Barrister who humiliated black clerk in fraud trial is suspended for a year
A senior barrister who used racist language to humiliate a black clerk during a high-profile fraud trial was suspended from practice for 12 months yesterday.
Gordon Pringle, a colleague of the Labour minister Baroness Scotland of Asthal, used words that the Council of the Inns of Court the disciplinary body that oversees the profession said were "intentionally racist". By calling a solicitor's clerk, Eric Adusei, 35, a "blackamoor" and telling a joke in which the clerk was cast in a "demeaning role", Mr Pringle had brought the profession into disrepute, the council's tribunal said.
Mr Pringle, 52, the first barrister to be suspended for racism, was fined £1,000 and ordered to pay £500 costs on the two out of five charges for which he was found guilty.
The tribunal, headed by a Crown Court judge, said Mr Pringle had admitted using the word "blackamoor" in March 2000 during the Old Bailey trial of the timeshare fraudster John Palmer.

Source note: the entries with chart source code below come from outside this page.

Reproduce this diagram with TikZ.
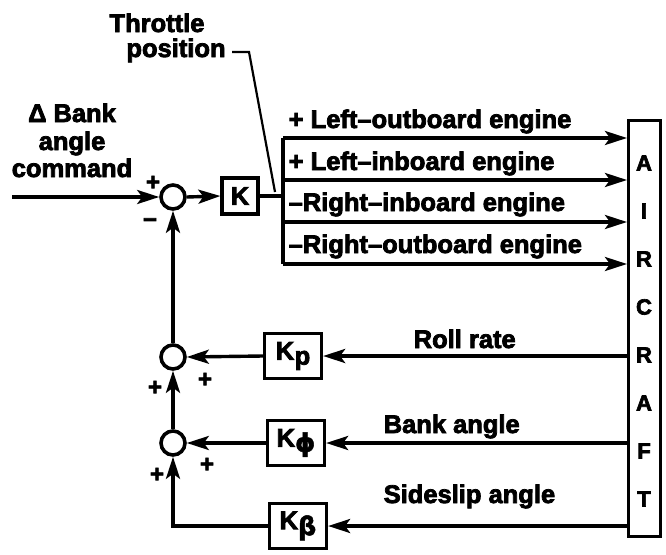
\documentclass[tikz,border=0pt]{standalone}
\usepackage{fontspec}
\setmainfont{Liberation Sans}[BoldFeatures={FakeBold=3}]
\newfontfamily\gkfont{DejaVu Sans}[BoldFeatures={FakeBold=2}]
\usetikzlibrary{arrows.meta}
\begin{document}
\begin{tikzpicture}[x=1pt,y=-1pt, line width=3.4pt,
  lbl/.style={font=\fontsize{25.5}{28}\selectfont\bfseries, inner sep=0pt},
  gain/.style={draw, line width=3.2pt, minimum width=57pt, minimum height=45pt, inner sep=0pt, font=\fontsize{25.5}{28}\selectfont\bfseries},
  sumpt/.style={circle, draw, line width=3.6pt, minimum size=24pt, inner sep=0pt},
  arr/.style={-{Stealth[length=22pt,width=14pt,inset=5pt]}},
  sgn/.style={font=\fontsize{24}{24}\selectfont\bfseries, inner sep=0pt},
  acl/.style={font=\fontsize{22}{22}\selectfont\bfseries, inner sep=0pt}]
\useasboundingbox (0,0) rectangle (666,554);
% summing junctions
\node[sumpt] (s1) at (173,197) {};
\node[sumpt] (s2) at (173,357) {};
\node[sumpt] (s3) at (173,443) {};
% gains
\node[gain, minimum width=36pt, minimum height=36pt] (K) at (240,196) {K};
\node[gain] (Kp) at (293,356) {K\kern0.5pt\raisebox{-5pt}{p}};
\node[gain] (Kf) at (296,443) {K\raisebox{-5pt}{\gkfont\bfseries ϕ}};
\node[gain] (Kb) at (298,526) {K\raisebox{-6pt}{\gkfont\bfseries β}};
% aircraft
\node[draw, line width=3pt, minimum width=32pt, minimum height=416pt, inner sep=0pt] (ac) at (644.5,328.5) {};
\foreach \l [count=\i from 0] in {A,I,R,C,R,A,F,T}
  \node[acl] (acl\i) at (644,163+48*\i) {\l};
% bus
\coordinate (e1) at (283,138);
\coordinate (e2) at (283,180);
\coordinate (e3) at (283,222);
\coordinate (e4) at (283,264);
\coordinate (bj) at (283,196);
\draw (K.east) -- (bj);
\draw (e1) -- (e4);
\foreach \e in {e1,e2,e3,e4}
  \draw[arr] (\e) -- (ac.west |- \e);
\node[lbl, anchor=base west] (l1) at (287,128) {+ Left–outboard engine};
\node[lbl, anchor=base west] (l2) at (287,170) {+ Left–inboard engine};
\node[lbl, anchor=base west] (l3) at (287,211) {–Right–inboard engine};
\node[lbl, anchor=base west] (l4) at (287,253) {–Right–outboard engine};
% input
\coordinate (in) at (12,197);
\draw[arr] (in) -- (s1.west);
\draw[arr] (s1.east) -- (K.west);
\node[lbl, anchor=base] (c1) at (72,122) {Δ Bank};
\node[lbl, anchor=base] (c2) at (72,150) {angle};
\node[lbl, anchor=base] (c3) at (72,177) {command};
% throttle
\node[lbl, anchor=base] (th1) at (157,32) {Throttle};
\node[lbl, anchor=base] (th2) at (176,57) {position};
\coordinate (t0) at (232,52);
\coordinate (t1) at (249,52);
\coordinate (t2) at (275,192);
\draw[line width=2.2pt] (t0) -- (t1) -- (t2);
% feedback
\draw[arr] (ac.west |- Kp) -- (Kp.east);
\draw[arr] (Kp.west) -- (s2.east);
\draw[arr] (ac.west |- Kf) -- (Kf.east);
\draw[arr] (Kf.west) -- (s3.east);
\draw[arr] (ac.west |- Kb) -- (Kb.east);
\draw[arr] (Kb.west) -| (s3.south);
\draw[arr] (s3.north) -- (s2.south);
\draw[arr] (s2.north) -- (s1.south);
\node[lbl, anchor=base west] (fr) at (412,348) {Roll rate};
\node[lbl, anchor=base west] (fb) at (382,433) {Bank angle};
\node[lbl, anchor=base west] (fs) at (382,503) {Sideslip angle};
% signs
\node[sgn] (p1) at (153,183) {+};
\node[sgn] (m1) at (150,223) {−};
\node[sgn] (p2) at (205,380) {+};
\node[sgn] (p3) at (155,388) {+};
\node[sgn] (p4) at (207,465) {+};
\node[sgn] (p5) at (157,475) {+};
\end{tikzpicture}
\end{document}
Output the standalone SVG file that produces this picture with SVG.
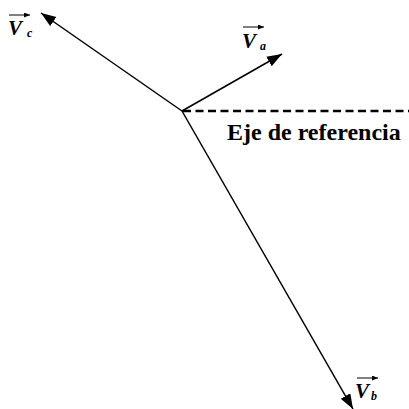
<svg xmlns="http://www.w3.org/2000/svg" width="409" height="409" viewBox="0 0 409 409">
<style>
.vec{stroke:#000;stroke-width:1.5;fill:none}
.ovl{stroke:#000;stroke-width:1;fill:none}
.lbl{font-family:"Liberation Serif","Times New Roman",serif;font-weight:bold;font-style:italic;fill:#000}
.sub{font-family:"Liberation Serif","Times New Roman",serif;font-weight:bold;font-style:italic;fill:#000;font-size:12px}
.axis{font-family:"Liberation Serif","Times New Roman",serif;font-weight:bold;font-size:24px;fill:#000}
</style>
<defs>
<marker id="ah" markerUnits="userSpaceOnUse" markerWidth="16" markerHeight="12" refX="15" refY="5.5" orient="auto">
<path d="M0,0 L15,5.5 L0,11 z" fill="#000"/>
</marker>
<marker id="sa" markerUnits="userSpaceOnUse" markerWidth="6" markerHeight="5" refX="6" refY="2.5" orient="auto">
<path d="M0,0 L6,2.5 L0,5 z" fill="#000"/>
</marker>
</defs>
<g id="connectors">
<line class="vec" x1="182" y1="111" x2="41" y2="13" marker-end="url(#ah)"/>
<line class="vec" x1="182" y1="111" x2="282" y2="54" marker-end="url(#ah)"/>
<line class="vec" x1="182" y1="111" x2="353" y2="409" marker-end="url(#ah)"/>
<line x1="183" y1="111" x2="409" y2="111" stroke="#000" stroke-width="2.5" stroke-dasharray="8 4.5"/>
</g>
<g id="Vc">
<line class="ovl" x1="9" y1="15" x2="30" y2="15" marker-end="url(#sa)"/>
<text class="lbl" x="8" y="35" font-size="21">V</text>
<text class="sub" x="27" y="37">c</text>
</g>
<g id="Va">
<line class="ovl" x1="243" y1="27" x2="264" y2="27" marker-end="url(#sa)"/>
<text class="lbl" x="242" y="48" font-size="21">V</text>
<text class="sub" x="260" y="50">a</text>
</g>
<g id="Vb">
<line class="ovl" x1="357" y1="378" x2="378" y2="378" marker-end="url(#sa)"/>
<text class="lbl" x="355" y="398" font-size="21">V</text>
<text class="sub" x="371" y="400">b</text>
</g>
<g id="eje">
<text class="axis" x="227" y="140">Eje de referencia</text>
</g>
</svg>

Mr Pringle said the word was a term of affection and not meant to cause offence. But the tribunal rejected this claim because it said the remark was made in front of other people, which had led to the public humiliation of Mr Adusei. Judge Faber said the term "blackamoor" was "offensive" and "race specific".
Later an Old Bailey clerk told Mr Pringle that Mr Adusei was upset by the comment, adding: "Eric does not love you any more." In response, the barrister wrote Mr Adusei a note of apology around a love heart with an arrow drawn through the middle. The tribunal, which described the message as "mocking", said: "He could have taken the opportunity to write a few simple words expressing regret. Instead he took the opportunity to write a message and to draw a heart and arrow."
Judge Faber said: "We are satisfied that your intentions were, and achieved, the public humiliation of Mr Adusei that caused the treatment of him in a less favourable way than other solicitor's clerks."
Two months later, during the same trial, Mr Pringle had joked that when the case was over they could jet off on a luxury holiday with the defendant and that Mr Adusei could serve the drinks on the plane. The tribunal said it could not be sure that the joke was made on racial grounds, but that the story demeaned Mr Adusei.
Robert Francis QC, for Mr Pringle, told the tribunal his client had since apologised to Mr Adusei for his behaviour. Written testimonies shown to the tribunal proved there was "not a racist bone in his body", he said.
Mr Pringle, who had been a criminal barrister for nearly 30 years, had worked with many people from ethnic-minority backgrounds without any problem, Mr Francis said. He urged the tribunal to treat him as a "foolish jester" who had simply misjudged the situation.
But in passing sentence Judge Faber told Mr Pringle: "Your conduct was intentionally racist and you must be left in no doubt that one conduct of racism is one too many."
The tribunal acknowledged its findings against Mr Pringle would cause him to suffer professionally and personally. But, quoting Lord Justice Rose in a recent decision of the Court of Appeal, Judge Faber said racism was "evil" and should not be allowed to flourish.
Three further charges in which Mr Pringle was alleged to have called Mr Adusei a "blackie" and a "coon" were dismissed.
Mr Pringle's solicitor, David Hooper, said after the findings that his client "wished to express his sincere regret for the distress and embarrassment his misplaced remarks have unintentionally caused Mr Adusei". He said Mr Pringle would consider an appeal.
The Bar Council, which brought the prosecution, said it was "regrettable" that any barrister considered the use of such language appropriate. "We hope that the result of this case will send a strong signal both to barristers and to members of the ethnic minorities that the Bar Council will act firmly against barristers where there is a prima facie case of racial discrimination or harassment," it said.